Let L be a semisimple Lie algebra over complex field, $H$ be its CSA, and $\Phi^+=\{\beta_1,\cdots,\beta_N\}$ be its positive roots.
For any weight $\mu\in H^*$, let $\mathfrak{P}(\mu)$ be the number of ways of expressing $\mu$ as a sum of positive roots. That is to say, $\mathfrak{P}(\mu)$ is the numbers of vectors $(r_1,\dots,r_N)$ with $r_i \in \mathbb{Z_+}$ such that $\mu=r_1\beta_1+\cdots+\beta_N$. The function $\mathfrak{P}$ is known as the Kostant partition function.
Here is the question:
Consider the case when L is simple, and $\mu$ be its longest root. Is there a general formula for calculating $\mathfrak{P}(\mu)$ ?

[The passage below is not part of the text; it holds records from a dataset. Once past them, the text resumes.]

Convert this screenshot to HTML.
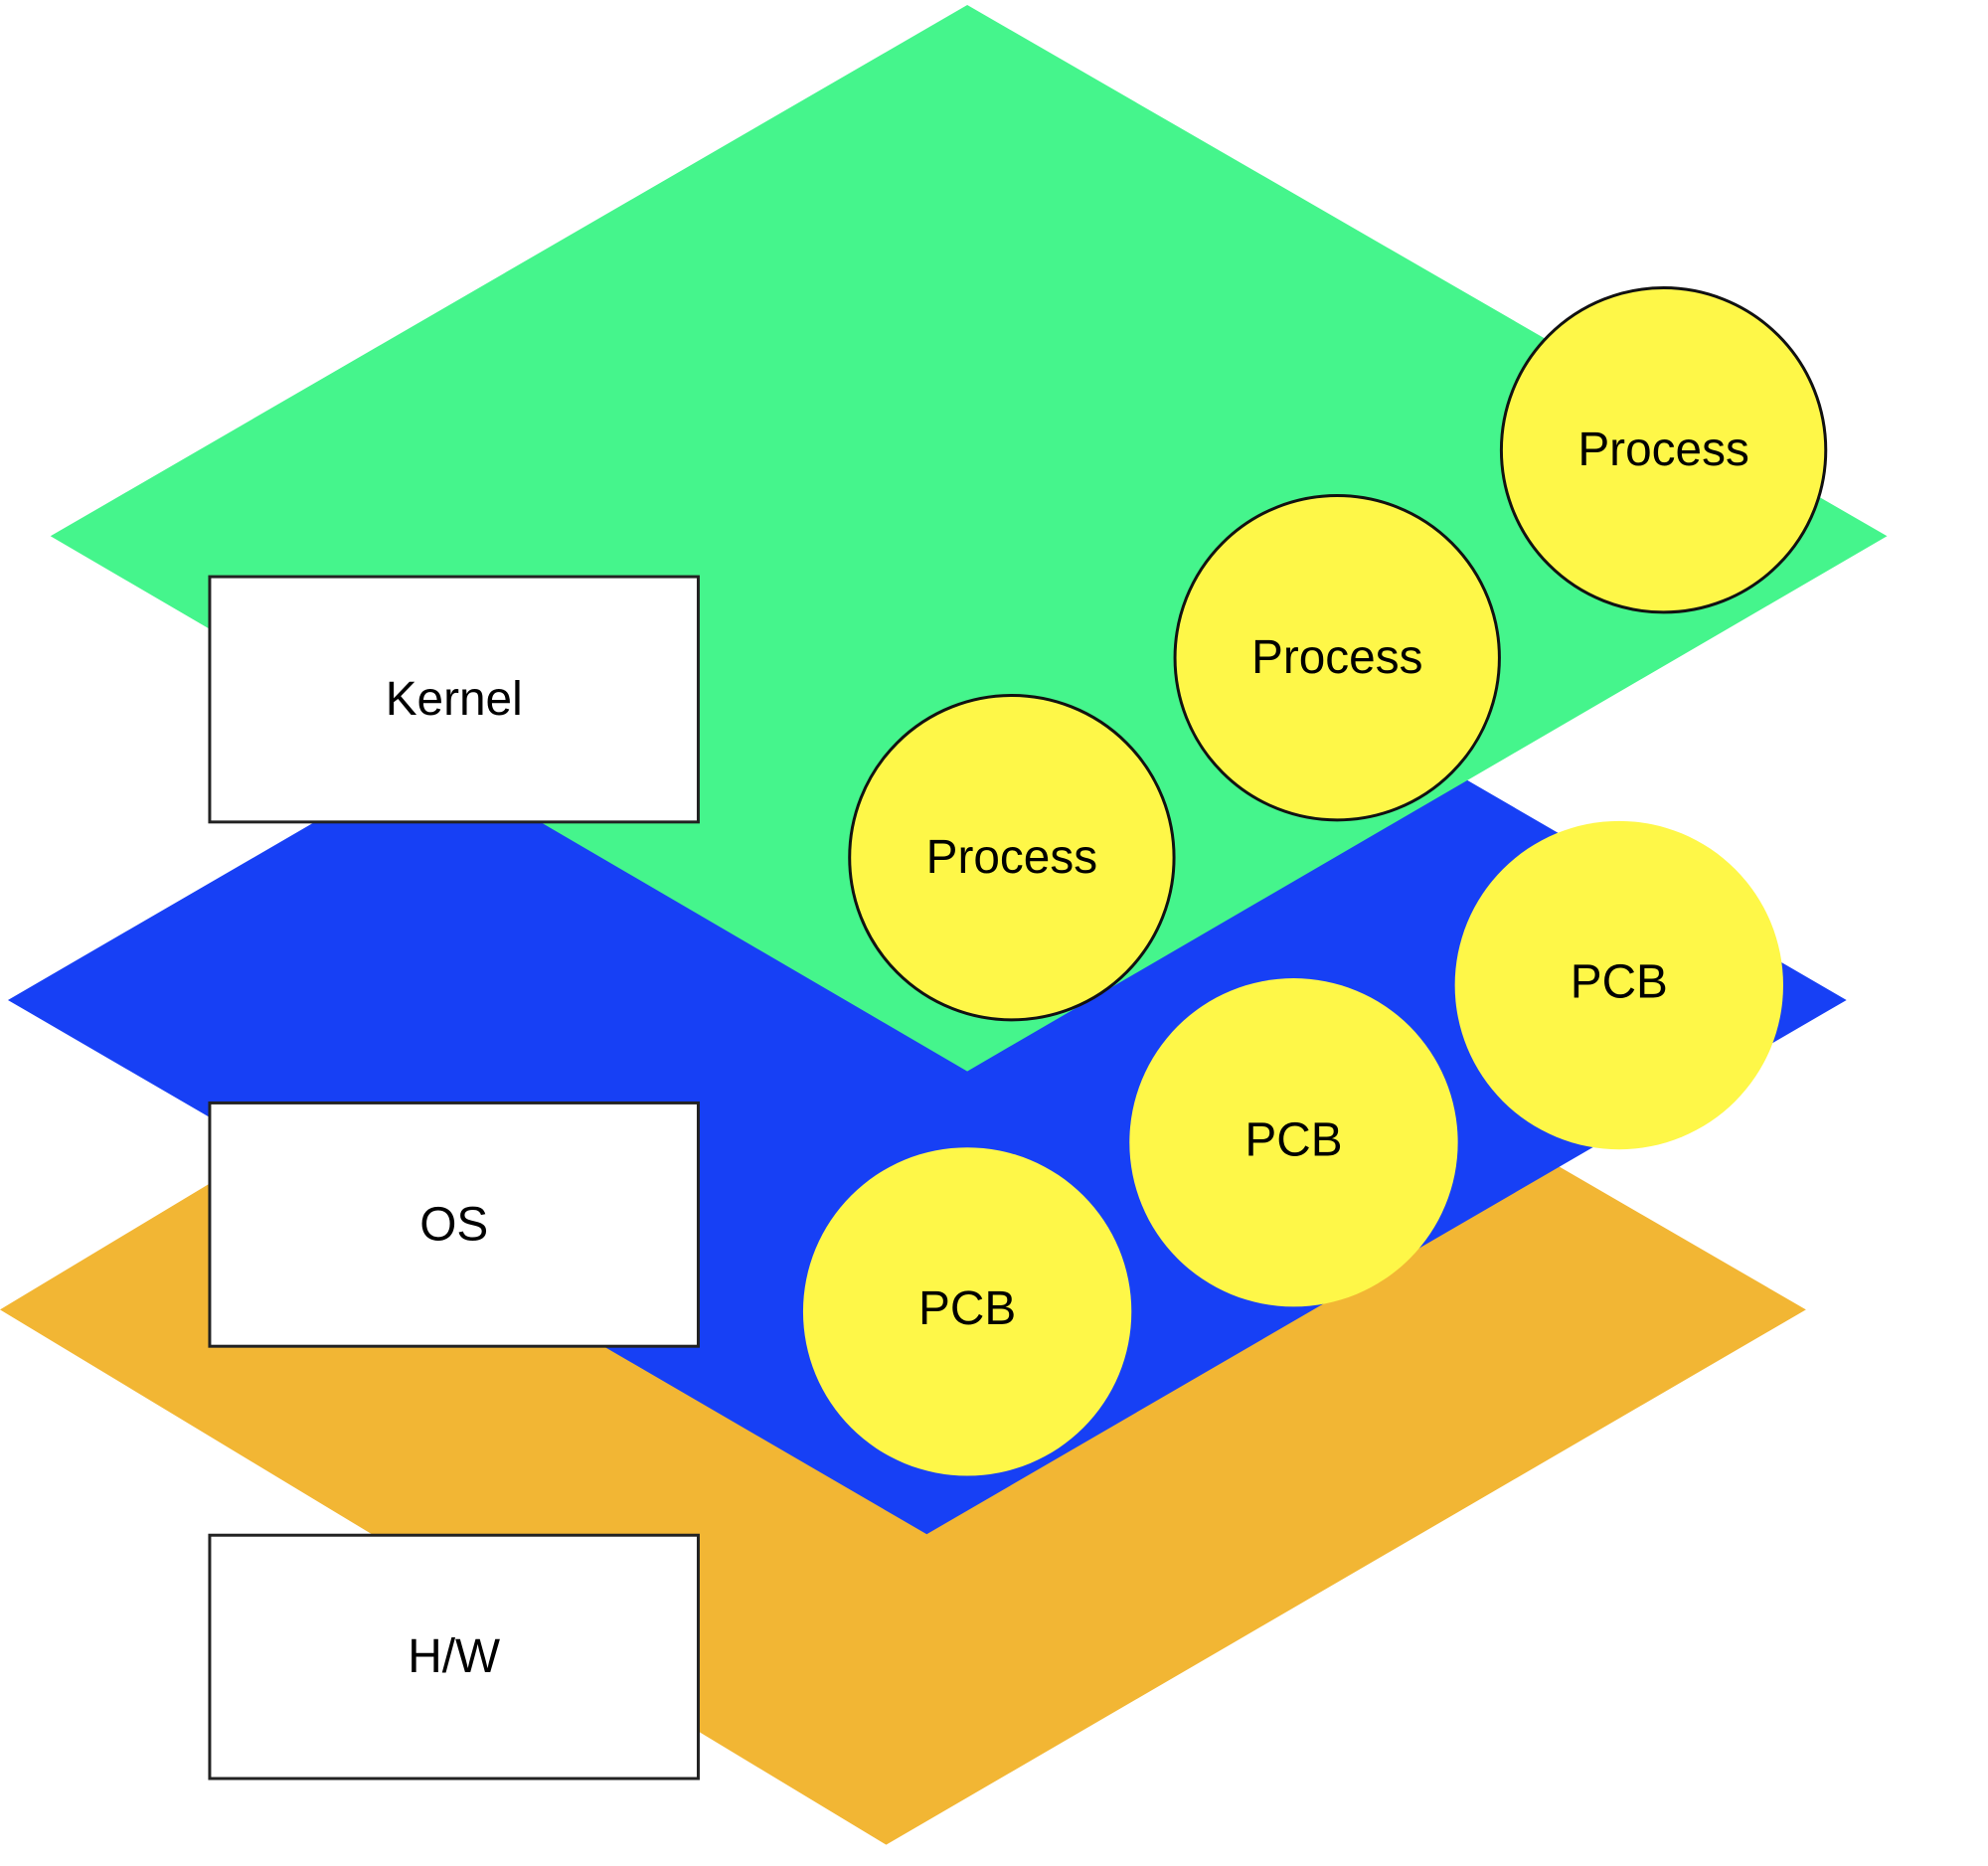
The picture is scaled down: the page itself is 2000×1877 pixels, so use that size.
<!DOCTYPE html>
<html><head><meta charset="utf-8"><style>
html,body{margin:0;padding:0;background:#fff;}
svg{display:block;}
text{font-family:"Liberation Sans",Arial,sans-serif;font-size:48px;text-anchor:middle;dominant-baseline:central;fill:#000;}
</style></head><body>
<svg width="2000" height="1877" viewBox="0 0 2000 1877" xmlns="http://www.w3.org/2000/svg">
<g transform="scale(0.995)">
<polygon points="896,785 1826,1324 896,1865 0,1324" fill="#F2B634"/>
<polygon points="937,472 1867,1011 937,1551 8,1011" fill="#1740F5"/>
<polygon points="978,5 1908,542 978,1083 51,542" fill="#45F58C"/>
<rect x="212" y="583" width="494" height="248" fill="#fff" stroke="#222" stroke-width="3"/>
<text x="459" y="707">Kernel</text>
<rect x="212" y="1115" width="494" height="246" fill="#fff" stroke="#222" stroke-width="3"/>
<text x="459" y="1238">OS</text>
<rect x="212" y="1552" width="494" height="246" fill="#fff" stroke="#222" stroke-width="3"/>
<text x="459" y="1675">H/W</text>
<circle cx="1682" cy="455" r="164" fill="#FEF748" stroke="#111" stroke-width="3"/>
<text x="1682" y="455">Process</text>
<circle cx="1352" cy="665" r="164" fill="#FEF748" stroke="#111" stroke-width="3"/>
<text x="1352" y="665">Process</text>
<circle cx="1023" cy="867" r="164" fill="#FEF748" stroke="#111" stroke-width="3"/>
<text x="1023" y="867">Process</text>
<circle cx="1637" cy="996" r="166" fill="#FEF748"/>
<text x="1637" y="993">PCB</text>
<circle cx="1308" cy="1155" r="166" fill="#FEF748"/>
<text x="1308" y="1153">PCB</text>
<circle cx="978" cy="1326" r="166" fill="#FEF748"/>
<text x="978" y="1323">PCB</text>
</g>
</svg>
</body></html>
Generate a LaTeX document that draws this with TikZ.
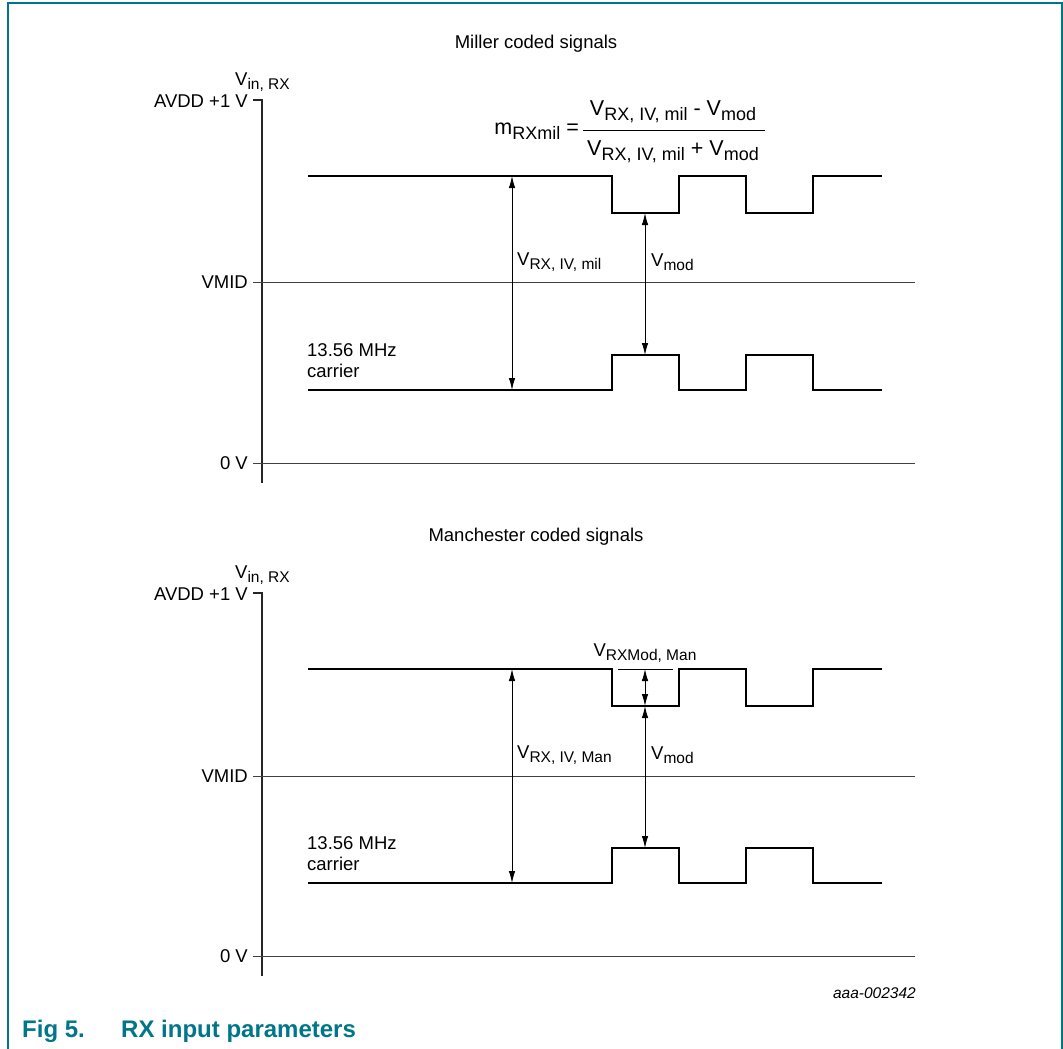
\documentclass[tikz,border=0pt]{standalone}
\usepackage{fontspec}
\setmainfont{Liberation Sans}
\usetikzlibrary{arrows.meta}

\definecolor{nxpteal}{RGB}{0,118,138}
% Buchstabe mit tiefgestelltem Index, Indexgroesse optional
\newcommand{\vsub}[3][15.5]{#2\raisebox{-0.29\dimexpr #1pt\relax}{\fontsize{#1}{#1}\selectfont #3}}

\tikzset{
  sig/.style={line width=2.6pt, line join=miter},
  level/.style={line width=1pt, black!75},
  axis/.style={line width=1.4pt, black!85},
  dim/.style={line width=0.9pt, {Latex[length=12pt,width=6.5pt]}-{Latex[length=12pt,width=6.5pt]}},
  lbl/.style={font=\fontsize{18.5}{21}\selectfont, inner sep=0pt},
  eq/.style={font=\fontsize{21.5}{24}\selectfont, inner sep=0pt},
  caption/.style={font=\fontsize{24}{28}\selectfont\bfseries, text=nxpteal, inner sep=0pt, anchor=base west},
}

\begin{document}
\begin{tikzpicture}[x=1pt, y=-1pt]
        \useasboundingbox (0,0) rectangle (1063,1049);

        % Rahmen
        \draw[nxpteal, line width=2pt] (7.5,1049) -- (7.5,3.5) -- (1061.5,3.5) -- (1061.5,1049);

        % ---------- Miller ----------
        \node[lbl] (titleMil) at (536,44) {Miller coded signals};
        \node[lbl, anchor=base west] (vinMil) at (235,85) {\vsub{V}{in, RX}};
        \node[lbl, anchor=east] (avddMil) at (248,101) {AVDD +1 V};
        \node[lbl, anchor=east] (vmidMil) at (248,282) {VMID};
        \node[lbl, anchor=east] (zeroMil) at (248,463) {0 V};

        % Achsen
        \draw[axis] (253,100) -- (262,100) -- (262,483);
        \draw[level] (253,282) -- (915,282);
        \draw[level] (253,463) -- (915,463);

        % Signale
        \draw[sig] (308,176) -- (612,176) -- (612,213) -- (679,213) -- (679,176)
            -- (746,176) -- (746,213) -- (813,213) -- (813,176) -- (882,176);
        \draw[sig] (308,390) -- (612,390) -- (612,355) -- (679,355) -- (679,390)
            -- (746,390) -- (746,355) -- (813,355) -- (813,390) -- (882,390);

        \node[lbl, anchor=north west, align=left] (carMil) at (307,343) {13.56 MHz\\carrier};

        % Pfeile
        \coordinate (hiMil) at (512,176);
        \coordinate (loMil) at (512,390);
        \coordinate (dipMil) at (645,213);
        \coordinate (bumpMil) at (645,355);
        \draw[dim] (hiMil) -- (loMil);
        \draw[dim] (dipMil) -- (bumpMil);
        \node[lbl, anchor=west] (ivMil) at (517,262) {\vsub{V}{RX, IV, mil}};
        \node[lbl, anchor=west] (modMil) at (651,262) {\vsub{V}{mod}};

        % Formel
        \node[eq, anchor=east] (mMil) at (579,131) {\vsub[18]{m}{RXmil} =};
        \node[eq] (numMil) at (673,112) {\vsub[18]{V}{RX, IV, mil} - \vsub[18]{V}{mod}};
        \node[eq] (denMil) at (673,152) {\vsub[18]{V}{RX, IV, mil} + \vsub[18]{V}{mod}};
        \draw[line width=0.9pt] (583,130) -- (765,130);

        % ---------- Manchester ----------
        \node[lbl] (titleMan) at (536,537) {Manchester coded signals};
        \node[lbl, anchor=base west] (vinMan) at (235,578) {\vsub{V}{in, RX}};
        \node[lbl, anchor=east] (avddMan) at (248,594) {AVDD +1 V};
        \node[lbl, anchor=east] (vmidMan) at (248,776) {VMID};
        \node[lbl, anchor=east] (zeroMan) at (248,956) {0 V};

        % Achsen
        \draw[axis] (253,593) -- (262,593) -- (262,976);
        \draw[level] (253,776) -- (915,776);
        \draw[level] (253,956) -- (915,956);

        % Signale
        \draw[sig] (308,669) -- (612,669) -- (612,706) -- (679,706) -- (679,669)
            -- (746,669) -- (746,706) -- (813,706) -- (813,669) -- (882,669);
        \draw[sig] (308,883) -- (612,883) -- (612,848) -- (679,848) -- (679,883)
            -- (746,883) -- (746,848) -- (813,848) -- (813,883) -- (882,883);

        \node[lbl, anchor=north west, align=left] (carMan) at (307,836) {13.56 MHz\\carrier};

        % Pfeile
        \coordinate (hiMan) at (512,669);
        \coordinate (loMan) at (512,883);
        \coordinate (refL) at (618,669);
        \coordinate (refR) at (673,669);
        \coordinate (refM) at (645,669);
        \coordinate (dipMan) at (645,706);
        \coordinate (bumpMan) at (645,848);
        \draw[line width=0.9pt] (refL) -- (refR);
        \draw[dim] (hiMan) -- (loMan);
        \draw[dim] (refM) -- (dipMan);
        \draw[dim] (dipMan) -- (bumpMan);
        \node[lbl, anchor=west] (ivMan) at (517,755) {\vsub{V}{RX, IV, Man}};
        \node[lbl, anchor=west] (modMan) at (651,755) {\vsub{V}{mod}};
        \node[lbl, anchor=base] (rxmodMan) at (645,656) {\vsub{V}{RXMod, Man}};

        % Kennung und Unterschrift
        \node[font=\fontsize{15.5}{18}\selectfont\itshape, inner sep=0pt, anchor=east] (figId) at (916,993) {aaa-002342};
        \node[caption] (figNo) at (22,1037) {Fig 5.};
        \node[caption] (figText) at (121,1037) {RX input parameters};

\end{tikzpicture}
\end{document}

For type $A_l$, it's easy to check that $\mathfrak{P}(\mu)=2^{l-1}$.
For type $D_l$, I get the following result using sagemath:
$(l,\mathfrak{P}(\mu)): (3,4), (4,15), (5,55), (6,200), (7,765), (8,2625)$
To find $\mathfrak{P}(\mu)$ in specific case, I use the following property.
Proposition: let $\alpha$ be a positive root but not simple, then $\alpha$ can be expressed as a sum of two positive roots.